Là-dessus, deux problèmes. L’un est que le choix d’un mot hébreu pour désigner la « solution finale » de siècles de haine fait dire dans la langue emblématique des victimes un acte entièrement imputable aux hygiénistes de la race. Ce n’était pas la langue de ceux qu’on a massacrés. L’hébreu leur était une langue liturgique. Sans parler des enfants, dont beaucoup ne parlaient pas encore, mais Drieu La Rochelle avait dit de ne pas oublier « les petits ». Nommer cet acte en allemand, Endlösung, serait aussi faire offense à ceux qui ont les premiers rempli les camps, et la langue allemande n’y est pour rien.
L’autre problème, dans ce mot empoisonné, c’est une victimisation tout aussi totalitaire que le massacre: ce qu’Ami Bouganim appelle le « traumatisme de la shoa », dans Le juif égaré (Desclée de Brouwer, 1990). On retrouve l’interdit énoncé par Adorno en 1949, qu’il serait barbare et impossible d’écrire des poèmes après Auschwitz.
Ainsi shoah condense un « culte du souvenir » qui s’est mis à dévorer ce qui reste de vivant chez les survivants. Le procès apparemment fait à un mot porte sur tout ce qui porte ce mot, comme dit Yeshayahu Leibowitz : « La grande erreur d’aujourd'hui consiste à faire de la Shoah la question centrale à propos de tout ce qui concerne le peuple juif », et la Shoah est devenue ainsi pour certains « le substitut du judaïsme» (dans Israël et judaïsme, Desclée de Brouwer, 1996).
Le mot ramasse ce qu’on a appelé « la question juive ». Qui est tout sauf juive. Une fois de plus, comme écrivait Hegel, les Juifs n’ont pas d’histoire, n’ayant que celle de leur martyre.
Alors, pour lutter contre les rhétoriques d’inversion et de dénégation liées à la victimisation, qu’énonçait déjà Rudolf Hoess, le chef du camp d’Auschwitz, dans ses mémoires, quand il disait que de cette extermination (inachevée) ce seraient encore les Juifs qui en tireraient le plus de profit, et comme tout ce qui touche au langage touche à l’éthique d’une société, donc à sa politique, je proposerais, pour qu’au moins une fois on l’entende, qu’on laisse le mot « shoah » aux poubelles de l’histoire.
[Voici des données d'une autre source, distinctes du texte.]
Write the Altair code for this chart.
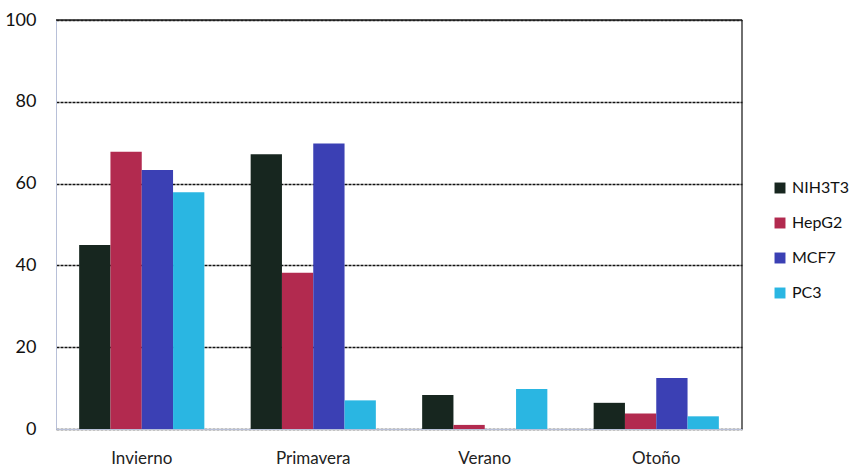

Raul Hilberg ne s’en embarrassait pas, dans son livre La destruction des juifs d’Europe. Et lui ne voulait pas du terme d’« extermination ». Il y a eu, et il y a encore, une purulence humaine qui a voulu et qui veut la mort des Juifs. Il n’y a pas besoin d’un mot hébreu pour le dire. On peut le dire dans toutes les langues avec des mots qui disent ce qu’ils veulent dire, et dont chacun connaît le sens.
Le mot « shoah », avec sa majuscule qui l’essentialise, contient et maintient l’accomplissement du théologico-politique, la solution finale du « peuple déicide » pour être le vrai peuple élu. Il serait plus sain pour le langage que ce mot ne soit plus un jour que le titre d’un film.
HENRI MESCHONNIC, poète, essayiste, traducteur de la Bible, professeur émérite à l’Université Paris-8.